El académico de número reflexiona sobre la crisis de seguridad que actualmente atraviesa nuestro país en su columna de El Mercurio.
El medio ambiente político se ha vuelto nocivo. La agenda, monotemática: crímenes, atropellos, balaceras, muertes. Desde los programas matinales hasta los noticieros nocturnos, un único mensaje: los bárbaros llegaron, la delincuencia se tomó la ciudad. La sociedad aparece, y está, cercada por peligros: crimen organizado, cultura narco y sus soldados, tráfico de drogas, bandas delictuales venidas de fuera, comercio ilegal de armas, cárceles atestadas que operan como escuelas del delito.
El miedo es el sentimiento dominante. Las únicas instituciones que suscitan confianza y respaldo son aquellas a cargo del poder armado del Estado. Se exige un régimen de excepción, el cierre de las fronteras y cunde la sospecha frente a los inmigrantes. Endurecer las penas se convierte en un desiderátum legislativo. El orden del día es vigilar, sospechar, pesquisar, denunciar, detener e imponer el temor a los maleantes.
En esta atmósfera comunicacional cuesta pensar, argumentar, requerir evidencias, cotejar pruebas y buscar consensos para una acción concertada.

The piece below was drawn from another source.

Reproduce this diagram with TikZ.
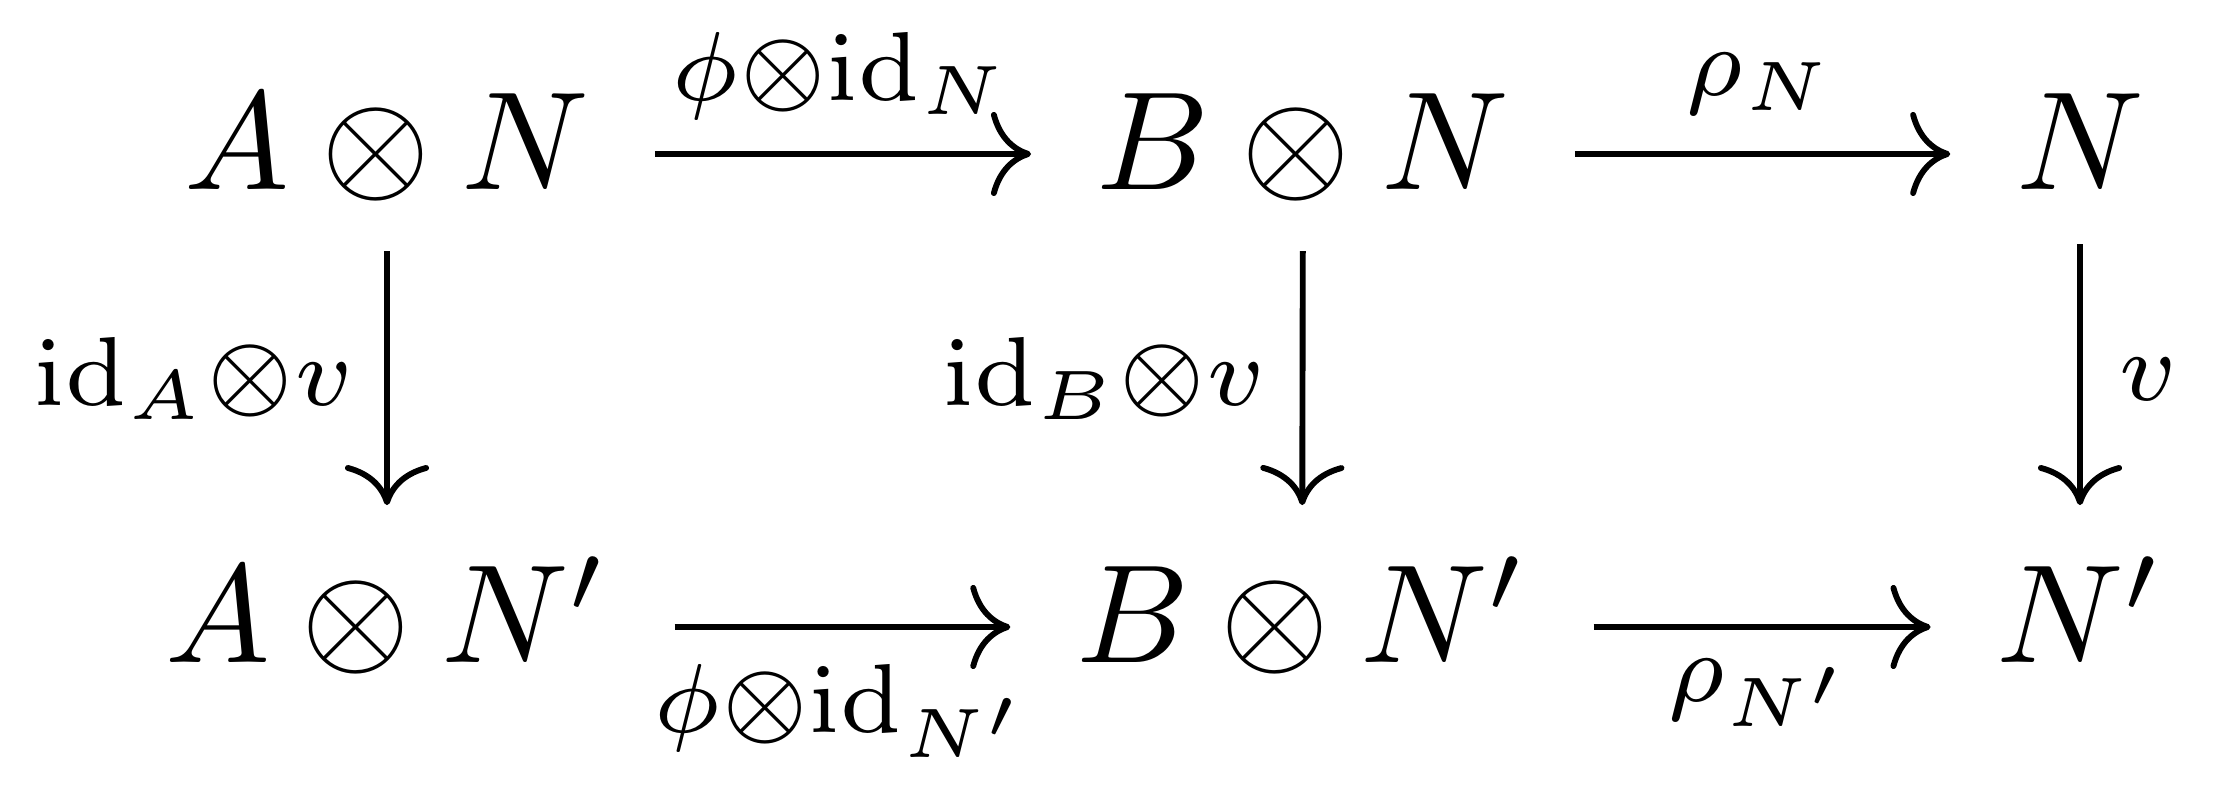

Además, ella viene acompañada de un subtexto. El principal causante del colapso securitario sería el Gobierno y su coalición frenteamplista y comunista, paralizados por su ambigüedad ante la violencia y su dificultad para asumir el lado represivo del Estado. Sobre todo, tras haber deslegitimado a los aparatos policiales durante la revuelta del 18-O.